First off, self-service password resets are considered questionable security (ask Bruce Schneier if you don’t believe me:
https://www.schneier.com/essays/archives/2005/02/the_curse_of_the_sec.html
) because they lower the total security. If it’s easy for the user to remember the answers to the three questions even though he’s prone to forget the password, then it’s that much easier for an attacker to find out that information and break into the user’s account through “password recovery”.
Sure, in your proposal, it’ll result in the user’s password getting changed, which he should notice - but the very premise was that the user is likely to have forgotten the original one, anyway …
Having that said: If there is to be a password reset method, I’d say that it should be implemented in the Portable Authentication Modules (PAM); unfortunately, my PAM-fu is not up to the task of saying whether it can be done with only configuration, or requires writing a new module.

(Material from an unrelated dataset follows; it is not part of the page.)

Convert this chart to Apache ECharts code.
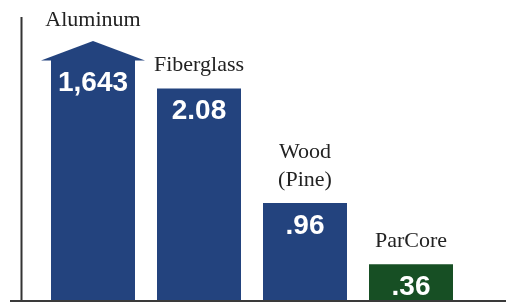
<!DOCTYPE html>
<html>
<head>
<meta charset="utf-8">
<script src="https://cdn.jsdelivr.net/npm/echarts@6/dist/echarts.min.js"></script>
<style>
  html, body { margin: 0; padding: 0; background: #ffffff; }
  #chart { width: 506px; height: 304px; }
</style>
</head>
<body>
<div id="chart"></div>
<script>
// materials compared (values as printed on the bars)
var categories = ['Aluminum', 'Fiberglass', 'Wood\n(Pine)', 'ParCore'];
var values = [1643, 2.08, 0.96, 0.36];
var valueLabels = ['1,643', '2.08', '.96', '.36'];
var barColors = ['#23437e', '#23437e', '#23437e', '#174f24'];

// top of the visible scale, anything above gets the arrow (broken bar)
var yMax = 2.36;

var chart = echarts.init(document.getElementById('chart'));

chart.setOption({
    animation: false,
    grid: { left: 40, right: 42, top: 60, bottom: 3 },
    xAxis: {
        type: 'category',
        data: categories,
        axisLine: { show: false },
        axisTick: { show: false },
        axisLabel: { show: false }
    },
    yAxis: {
        type: 'value',
        min: 0,
        max: yMax,
        axisLine: { show: false },
        axisTick: { show: false },
        axisLabel: { show: false },
        splitLine: { show: false }
    },
    graphic: [
        { type: 'line', z: 10, shape: { x1: 21.5, y1: 17, x2: 21.5, y2: 302 }, style: { stroke: '#333', lineWidth: 2 } },
        { type: 'line', z: 10, shape: { x1: 10, y1: 301, x2: 506, y2: 301 }, style: { stroke: '#3a3a3a', lineWidth: 2 } }
    ],
    series: [
        {
            type: 'bar',
            barWidth: 84,
            clip: true,
            data: values.map(function (v, i) {
                return { value: v, itemStyle: { color: barColors[i] } };
            }),
            label: {
                show: true,
                position: 'insideTop',
                distance: 9,
                color: '#ffffff',
                fontFamily: 'Liberation Sans',
                fontWeight: 'bold',
                fontSize: 28,
                formatter: function (p) { return valueLabels[p.dataIndex]; }
            }
        },
        {
            // arrow on capped bars + category names above bars
            type: 'custom',
            clip: false,
            data: values.map(function (v, i) { return [i, v]; }),
            renderItem: function (params, api) {
                var idx = api.value(0);
                var v = api.value(1);
                var capped = v > yMax;
                var top = api.coord([idx, Math.min(v, yMax)]);
                var half = 42;
                var children = [];
                var textBottom = top[1] - 9;
                if (capped) {
                    children.push({
                        type: 'polygon',
                        shape: { points: [[top[0] - half - 10, top[1] + 0.5], [top[0], top[1] - 19], [top[0] + half + 10, top[1] + 0.5]] },
                        style: { fill: barColors[idx] }
                    });
                    textBottom = top[1] - 19 - 7;
                }
                children.push({
                    type: 'text',
                    style: {
                        x: top[0],
                        y: textBottom,
                        text: categories[idx],
                        align: 'center',
                        verticalAlign: 'bottom',
                        fontFamily: 'Liberation Serif',
                        fontSize: 22,
                        lineHeight: 28,
                        fill: '#222'
                    }
                });
                return { type: 'group', children: children };
            }
        }
    ]
});
</script>
</body>
</html>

PAM is what forces users with an expired password (see shadow(5) manpage, in particular, 3rd and 5th field of /etc/shadow lines) to set a new one, the result being that it works equally when logging in to a text console, doing a remote login via SSH, and presumably others (maybe even SDDM?) as well. (I have to admit that the SSH route insists on throwing you out and requiring a second try at logging in after having set a new password, though.)
The job of SDDM (and other login interfaces) then wouldn’t be to implement the entire process itself, but merely to understand and display the format of that PAM module’s user-ward I/O.